Task to carry out - All lines from the beginning of the listing through the line with "const yTitle = 'Entwurzelwiderstand in N';" are to be copied word for word; the pictures are not.

════════════════════

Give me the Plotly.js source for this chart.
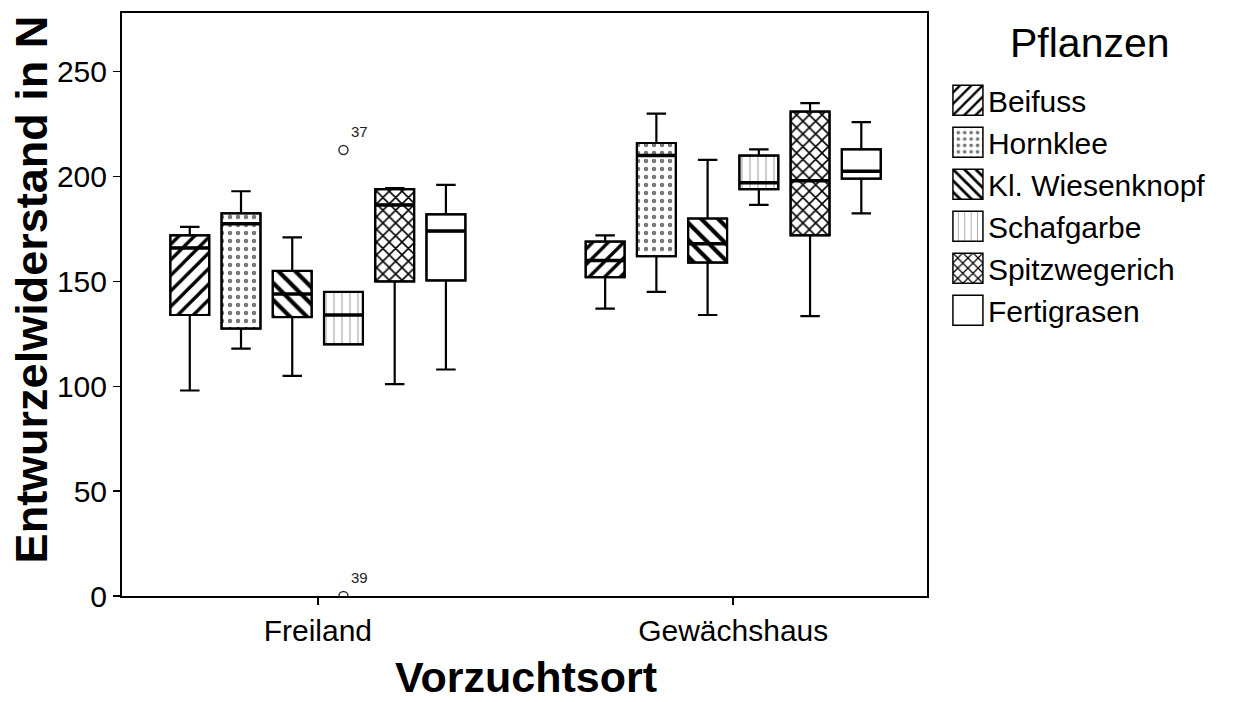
<!DOCTYPE html>
<html>
<head>
<meta charset="utf-8">
<script src="https://cdn.plot.ly/plotly-3.0.1.min.js"></script>
<style>
  html, body { margin: 0; padding: 0; background: #fff; }
  #chart { width: 1234px; height: 702px; }
</style>
</head>
<body>
<div id="chart"></div>
<script>
// ---- data ----
const categories = ['Freiland', 'Gewächshaus'];
const plants = ['Beifuss', 'Hornklee', 'Kl. Wiesenknopf', 'Schafgarbe', 'Spitzwegerich', 'Fertigrasen'];

// [Freiland, Gewächshaus]
const lowerWhisker = {
  'Beifuss':         [98, 137],
  'Hornklee':        [118, 145],
  'Kl. Wiesenknopf': [105, 134],
  'Schafgarbe':      [120, 186.5],
  'Spitzwegerich':   [101, 133.5],
  'Fertigrasen':     [108, 182.5]
};
const q1Values = {
  'Beifuss':         [134, 152],
  'Hornklee':        [127.5, 162],
  'Kl. Wiesenknopf': [133, 159],
  'Schafgarbe':      [120, 194],
  'Spitzwegerich':   [150, 172],
  'Fertigrasen':     [150.5, 199]
};
const medianValues = {
  'Beifuss':         [166, 160],
  'Hornklee':        [177.5, 210],
  'Kl. Wiesenknopf': [144, 168],
  'Schafgarbe':      [134, 197],
  'Spitzwegerich':   [186.5, 198],
  'Fertigrasen':     [174, 202.5]
};
const q3Values = {
  'Beifuss':         [172, 169],
  'Hornklee':        [182.5, 216],
  'Kl. Wiesenknopf': [155, 180],
  'Schafgarbe':      [145, 210],
  'Spitzwegerich':   [194, 231],
  'Fertigrasen':     [182, 213]
};
const upperWhisker = {
  'Beifuss':         [176, 172],
  'Hornklee':        [193, 230],
  'Kl. Wiesenknopf': [171, 208],
  'Schafgarbe':      [145, 213],
  'Spitzwegerich':   [194.5, 235],
  'Fertigrasen':     [196, 226]
};
// outliers: plant, category, value, case label
const outlierPlant = ['Schafgarbe', 'Schafgarbe'];
const outlierCategory = ['Freiland', 'Freiland'];
const outlierValues = [212.7, 0];
const outlierLabels = ['37', '39'];

const yTicks = [0, 50, 100, 150, 200, 250];
const legendTitle = 'Pflanzen';
const xTitle = 'Vorzuchtsort';
const yTitle = 'Entwurzelwiderstand in N';

// ---- styles ----
const patterns = {
  'Beifuss':         {shape: '/',  size: 11, solidity: 0.3,  fgcolor: '#000'},
  'Hornklee':        {shape: '.',  size: 8,  solidity: 0.25, fgcolor: '#777'},
  'Kl. Wiesenknopf': {shape: '\\', size: 12, solidity: 0.35, fgcolor: '#000'},
  'Schafgarbe':      {shape: '|',  size: 8,  solidity: 0.12, fgcolor: '#999'},
  'Spitzwegerich':   {shape: 'x',  size: 9,  solidity: 0.32, fgcolor: '#000'},
  'Fertigrasen':     {shape: '',   size: 8,  solidity: 0.3,  fgcolor: '#000'}
};
const FONT = 'Liberation Sans, Arial, sans-serif';
const GAP = 0.26, GROUPGAP = 0.24;

const traces = [];
// pattern-filled interquartile boxes (bars)
plants.forEach(p => {
  traces.push({
    type: 'bar', name: p, x: categories,
    base: q1Values[p],
    y: q3Values[p].map((v, i) => v - q1Values[p][i]),
    offsetgroup: p, legendgroup: p,
    marker: {color: '#fff', pattern: patterns[p], line: {color: '#000', width: 2}},
    hoverinfo: 'skip'
  });
});
// whiskers + outline + outliers
plants.forEach(p => {
  const pts = categories.map(c => outlierValues.filter((v, i) => outlierPlant[i] === p && outlierCategory[i] === c));
  const hasPts = pts.some(a => a.length > 0);
  const t = {
    type: 'box', name: p, x: categories, showlegend: false, offsetgroup: p, legendgroup: p,
    q1: q1Values[p], median: medianValues[p], q3: q3Values[p],
    lowerfence: lowerWhisker[p], upperfence: upperWhisker[p],
    boxpoints: hasPts ? 'outliers' : false, pointpos: 0, jitter: 0,
    marker: {symbol: 'circle-open', size: 9, color: '#333', line: {width: 1.5, color: '#333'}},
    fillcolor: 'rgba(0,0,0,0)', line: {color: '#000', width: 2.2},
    whiskerwidth: 0.5, hoverinfo: 'skip'
  };
  if (hasPts) t.y = pts;
  traces.push(t);
});
// thick median lines
plants.forEach(p => {
  traces.push({
    type: 'box', name: p + ' median', x: categories, showlegend: false, offsetgroup: p,
    q1: medianValues[p], median: medianValues[p], q3: medianValues[p],
    lowerfence: medianValues[p], upperfence: medianValues[p],
    boxpoints: false, fillcolor: 'rgba(0,0,0,0)', line: {color: '#000', width: 3.5},
    whiskerwidth: 0, hoverinfo: 'skip'
  });
});

// annotation positions derived from the library's grouping rule
const annotations = outlierValues.map((v, i) => {
  const k = plants.indexOf(outlierPlant[i]);
  const offset = (1 - GAP) * (-0.5 + (k + 0.5) / plants.length);
  return {
    x: categories.indexOf(outlierCategory[i]) + offset, y: v, xref: 'x', yref: 'y',
    text: outlierLabels[i], showarrow: false, xanchor: 'left', yanchor: 'bottom',
    xshift: 6, yshift: 8, font: {family: FONT, size: 15, color: '#222'}
  };
});
annotations.push({
  xref: 'paper', yref: 'paper', x: -0.113, y: 0.526, xanchor: 'center', yanchor: 'middle',
  text: yTitle, textangle: -90, showarrow: false,
  font: {family: FONT, size: 45, weight: 'bold', color: '#000'}
});
annotations.push({
  xref: 'paper', yref: 'paper', x: 0.502, y: -0.1815, xanchor: 'center', yanchor: 'bottom',
  text: xTitle, showarrow: false, borderpad: 0,
  font: {family: FONT, size: 43, weight: 'bold', color: '#000'}
});
annotations.push({
  xref: 'paper', yref: 'paper', x: 1.202, y: 0.948, xanchor: 'center', yanchor: 'middle',
  text: legendTitle, showarrow: false,
  font: {family: FONT, size: 41, color: '#000'}
});

const layout = {
  width: 1234, height: 702,
  margin: {l: 122, r: 307, t: 13, b: 106},
  paper_bgcolor: '#fff', plot_bgcolor: '#fff',
  font: {family: FONT, color: '#000'},
  barmode: 'group', bargap: GAP, bargroupgap: GROUPGAP,
  boxmode: 'group', boxgap: GAP, boxgroupgap: GROUPGAP,
  showlegend: true,
  legend: {
    x: 1.026, xanchor: 'left', y: 0.895, yanchor: 'top',
    font: {family: FONT, size: 30, color: '#000'},
    traceorder: 'normal', itemclick: false
  },
  xaxis: {
    type: 'category', range: [-0.4715, 1.4665],
    showline: true, mirror: true, linecolor: '#000', linewidth: 2,
    ticks: 'outside', ticklen: 7, tickwidth: 1.5, tickcolor: '#000',
    tickfont: {family: FONT, size: 30, color: '#000'},
    showgrid: false, zeroline: false
  },
  yaxis: {
    range: [0, 278], tickvals: yTicks,
    showline: true, mirror: true, linecolor: '#000', linewidth: 2,
    ticks: 'outside', ticklen: 7, tickwidth: 1.5, tickcolor: '#000',
    tickfont: {family: FONT, size: 30, color: '#000'},
    showgrid: false, zeroline: false
  },
  annotations: annotations
};

Plotly.newPlot('chart', traces, layout, {displayModeBar: false, staticPlot: true}).then(() => {
  // enlarge legend swatches (keep the pattern scale) to match the reference
  document.querySelectorAll('.legend .legendpoints path').forEach(p => {
    p.setAttribute('d', 'M15,15H-15V-15H15Z');
    p.style.strokeWidth = '1.5px';
  });
});
</script>
</body>
</html>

════════════════════

Exercise solution -
Give me the Plotly.js source for this chart.
<!DOCTYPE html>
<html>
<head>
<meta charset="utf-8">
<script src="https://cdn.plot.ly/plotly-3.0.1.min.js"></script>
<style>
  html, body { margin: 0; padding: 0; background: #fff; }
  #chart { width: 1234px; height: 702px; }
</style>
</head>
<body>
<div id="chart"></div>
<script>
// ---- data ----
const categories = ['Freiland', 'Gewächshaus'];
const plants = ['Beifuss', 'Hornklee', 'Kl. Wiesenknopf', 'Schafgarbe', 'Spitzwegerich', 'Fertigrasen'];

// [Freiland, Gewächshaus]
const lowerWhisker = {
  'Beifuss':         [98, 137],
  'Hornklee':        [118, 145],
  'Kl. Wiesenknopf': [105, 134],
  'Schafgarbe':      [120, 186.5],
  'Spitzwegerich':   [101, 133.5],
  'Fertigrasen':     [108, 182.5]
};
const q1Values = {
  'Beifuss':         [134, 152],
  'Hornklee':        [127.5, 162],
  'Kl. Wiesenknopf': [133, 159],
  'Schafgarbe':      [120, 194],
  'Spitzwegerich':   [150, 172],
  'Fertigrasen':     [150.5, 199]
};
const medianValues = {
  'Beifuss':         [166, 160],
  'Hornklee':        [177.5, 210],
  'Kl. Wiesenknopf': [144, 168],
  'Schafgarbe':      [134, 197],
  'Spitzwegerich':   [186.5, 198],
  'Fertigrasen':     [174, 202.5]
};
const q3Values = {
  'Beifuss':         [172, 169],
  'Hornklee':        [182.5, 216],
  'Kl. Wiesenknopf': [155, 180],
  'Schafgarbe':      [145, 210],
  'Spitzwegerich':   [194, 231],
  'Fertigrasen':     [182, 213]
};
const upperWhisker = {
  'Beifuss':         [176, 172],
  'Hornklee':        [193, 230],
  'Kl. Wiesenknopf': [171, 208],
  'Schafgarbe':      [145, 213],
  'Spitzwegerich':   [194.5, 235],
  'Fertigrasen':     [196, 226]
};
// outliers: plant, category, value, case label
const outlierPlant = ['Schafgarbe', 'Schafgarbe'];
const outlierCategory = ['Freiland', 'Freiland'];
const outlierValues = [212.7, 0];
const outlierLabels = ['37', '39'];

const yTicks = [0, 50, 100, 150, 200, 250];
const legendTitle = 'Pflanzen';
const xTitle = 'Vorzuchtsort';
const yTitle = 'Entwurzelwiderstand in N';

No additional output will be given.